* BEGIN Data extract *
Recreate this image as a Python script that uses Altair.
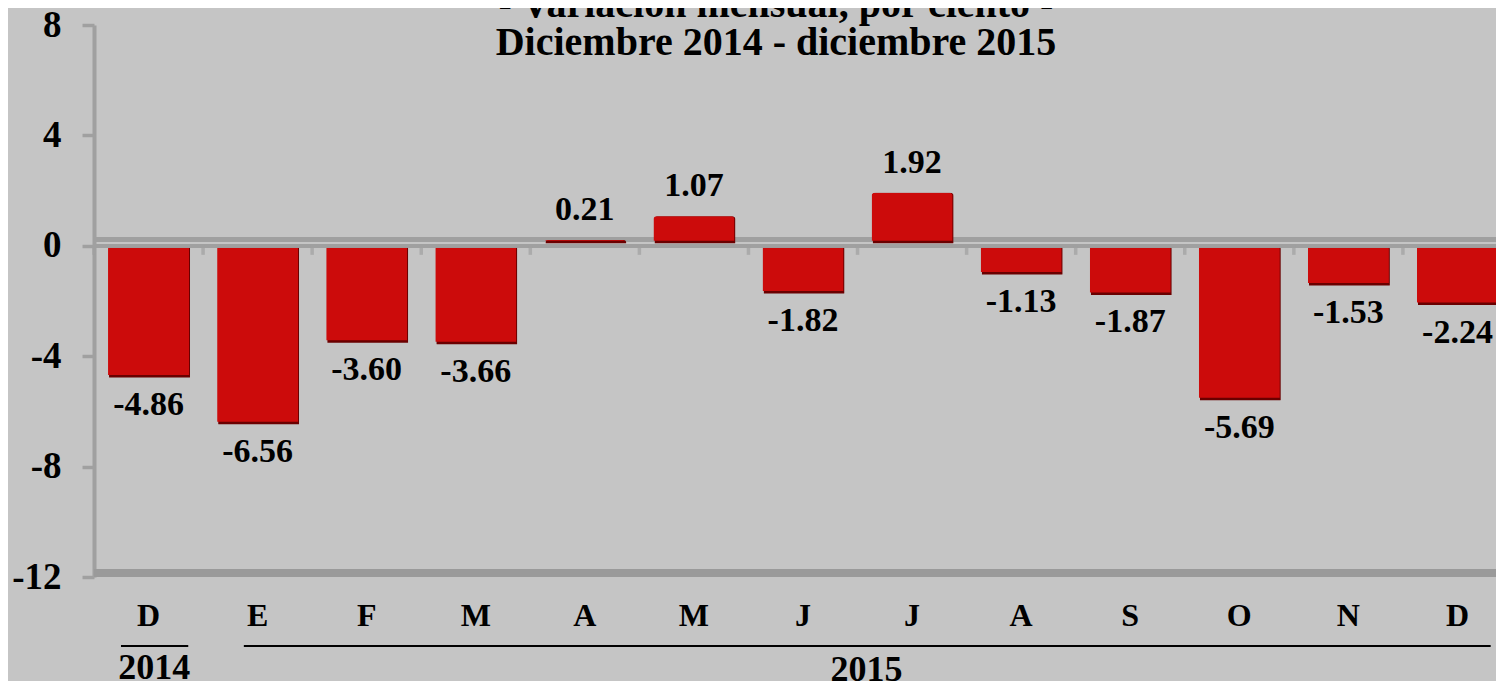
import altair as alt
import pandas as pd

# ---------------- data ----------------
months = ["Diciembre 2014", "Enero 2015", "Febrero 2015", "Marzo 2015", "Abril 2015",
          "Mayo 2015", "Junio 2015", "Julio 2015", "Agosto 2015", "Septiembre 2015",
          "Octubre 2015", "Noviembre 2015", "Diciembre 2015"]
values = [-4.86, -6.56, -3.60, -3.66, 0.21, 1.07, -1.82, 1.92, -1.13, -1.87, -5.69, -1.53, -2.24]
y_ticks = [-12, -8, -4, 0, 4, 8]
title_lines = ["- Variación mensual, por ciento -", "Diciembre 2014 - diciembre 2015"]
years = ["2014", "2015"]
year_first = ["Diciembre 2014", "Enero 2015"]
year_last = ["Diciembre 2014", "Diciembre 2015"]
year_label_at = ["Diciembre 2014", "Julio 2015"]

df = pd.DataFrame({"mes": months, "valor": values})
df["etiqueta"] = [f"{v:.2f}" for v in values]
years_df = pd.DataFrame({"anio": years, "first": year_first, "last": year_last, "at": year_label_at})
one = pd.DataFrame({"titulo": ["\n".join(title_lines)]})

# ---------------- style ----------------
FONT = "Liberation Serif"
BG = "#c5c5c5"
GRID = "#a0a0a0"
W, H = 1402, 552
XRANGE = 1418
PAD_IN = 0.257
HALF_GAP = XRANGE / 13 * PAD_IN / 2

xscale = alt.Scale(domain=months, range=[0, XRANGE], paddingInner=PAD_IN, paddingOuter=PAD_IN / 2)
yscale = alt.Scale(domain=[-12, 8], nice=False, zero=False)

x_axis = alt.Axis(title=None, domain=False, ticks=False, tickSize=0,
                  labelExpr="slice(datum.value, 0, 1)", labelAngle=0,
                  labelFont=FONT, labelFontSize=32, labelFontWeight="bold",
                  labelColor="black", labelPadding=38, labelBaseline="middle")
y_axis = alt.Axis(title=None, values=y_ticks, grid=False,
                  domainColor=GRID, domainWidth=4,
                  tickColor=GRID, tickWidth=3.5, tickSize=12,
                  labelExpr="toString(datum.value)",
                  labelFont=FONT, labelFontSize=37, labelFontWeight="bold",
                  labelColor="black", labelPadding=21)


def xf(field="mes", **kw):
    return alt.X(f"{field}:N", scale=xscale, axis=x_axis, **kw)


def yf():
    return alt.Y("valor:Q", scale=yscale, axis=y_axis)


def yd(v):
    return alt.YDatum(v, scale=yscale, axis=y_axis)


base = alt.Chart(df)

back_line = base.mark_rule(color=GRID, strokeWidth=4, yOffset=-6).encode(y=yd(0))
floor = base.mark_rule(color="#9a9a9a", strokeWidth=8, yOffset=-4).encode(y=yd(-12))
shadow = base.mark_bar(color="#6a0000", cornerRadius=3, xOffset=1, yOffset=-2.5, y2Offset=-2.5).encode(
    x=xf(), y=yf())
bars = base.mark_bar(color="#cc0b0b", cornerRadius=3, yOffset=-5, y2Offset=-5).encode(
    x=xf(), y=yf())
zero_line = base.mark_rule(color=GRID, strokeWidth=3).encode(y=yd(0))
zero_ticks = base.mark_tick(orient="vertical", color=GRID, size=9, thickness=3.5,
                            xOffset=-HALF_GAP, yOffset=4.5).encode(
    x=xf(bandPosition=0), y=yd(0))

lbl_neg = base.transform_filter("datum.valor < 0").mark_text(
    font=FONT, fontSize=34, fontWeight="bold", color="black", baseline="middle", dy=25).encode(
    x=xf(), y=yf(), text="etiqueta:N")
lbl_pos = base.transform_filter("datum.valor >= 0").mark_text(
    font=FONT, fontSize=34, fontWeight="bold", color="black", baseline="middle", dy=-30).encode(
    x=xf(), y=yf(), text="etiqueta:N")

title = alt.Chart(one).mark_text(
    font=FONT, fontSize=40, fontWeight="bold", color="black", align="center",
    baseline="alphabetic", lineBreak="\n", lineHeight=38).encode(
    x=alt.value(682), y=alt.value(-8), text="titulo:N")

years_base = alt.Chart(years_df)
line_2014 = years_base.transform_filter("datum.anio == '2014'").mark_rule(
    color="black", strokeWidth=2).encode(
    x=xf("first", bandPosition=0.16), x2=alt.X2("last:N", bandPosition=0.99),
    y=alt.value(H + 69))
line_2015 = years_base.transform_filter("datum.anio == '2015'").mark_rule(
    color="black", strokeWidth=2).encode(
    x=xf("first", bandPosition=0.33), x2=alt.X2("last:N", bandPosition=0.91),
    y=alt.value(H + 69))
year_2014 = years_base.transform_filter("datum.anio == '2014'").mark_text(
    font=FONT, fontSize=36, fontWeight="bold", color="black", baseline="middle").encode(
    x=xf("at", bandPosition=0.57), y=alt.value(H + 91), text="anio:N")
year_2015 = years_base.transform_filter("datum.anio == '2015'").mark_text(
    font=FONT, fontSize=36, fontWeight="bold", color="black", baseline="middle", xOffset=-5).encode(
    x=xf("at", bandPosition=0), y=alt.value(H + 93), text="anio:N")

chart = alt.layer(
    back_line, floor, shadow, bars, zero_line, zero_ticks,
    lbl_neg, lbl_pos, title, line_2014, line_2015, year_2014, year_2015
).properties(
    width=W, height=H,
    autosize=alt.AutoSizeParams(type="none"),
    padding={"left": 86, "top": 17, "right": 0, "bottom": 104},
    background=BG,
).configure_view(strokeWidth=0)

chart.save("out.html", embed_options={"renderer": "svg", "actions": False})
* END Data extract *
# [Stated goal]
Repeat the lines of the listing above verbatim, beginning at its first line and ending at the line containing "import pandas as pd", which is included. Omit pictures.

# [Written response]
Recreate this image as a Python script that uses Altair.
import altair as alt
import pandas as pd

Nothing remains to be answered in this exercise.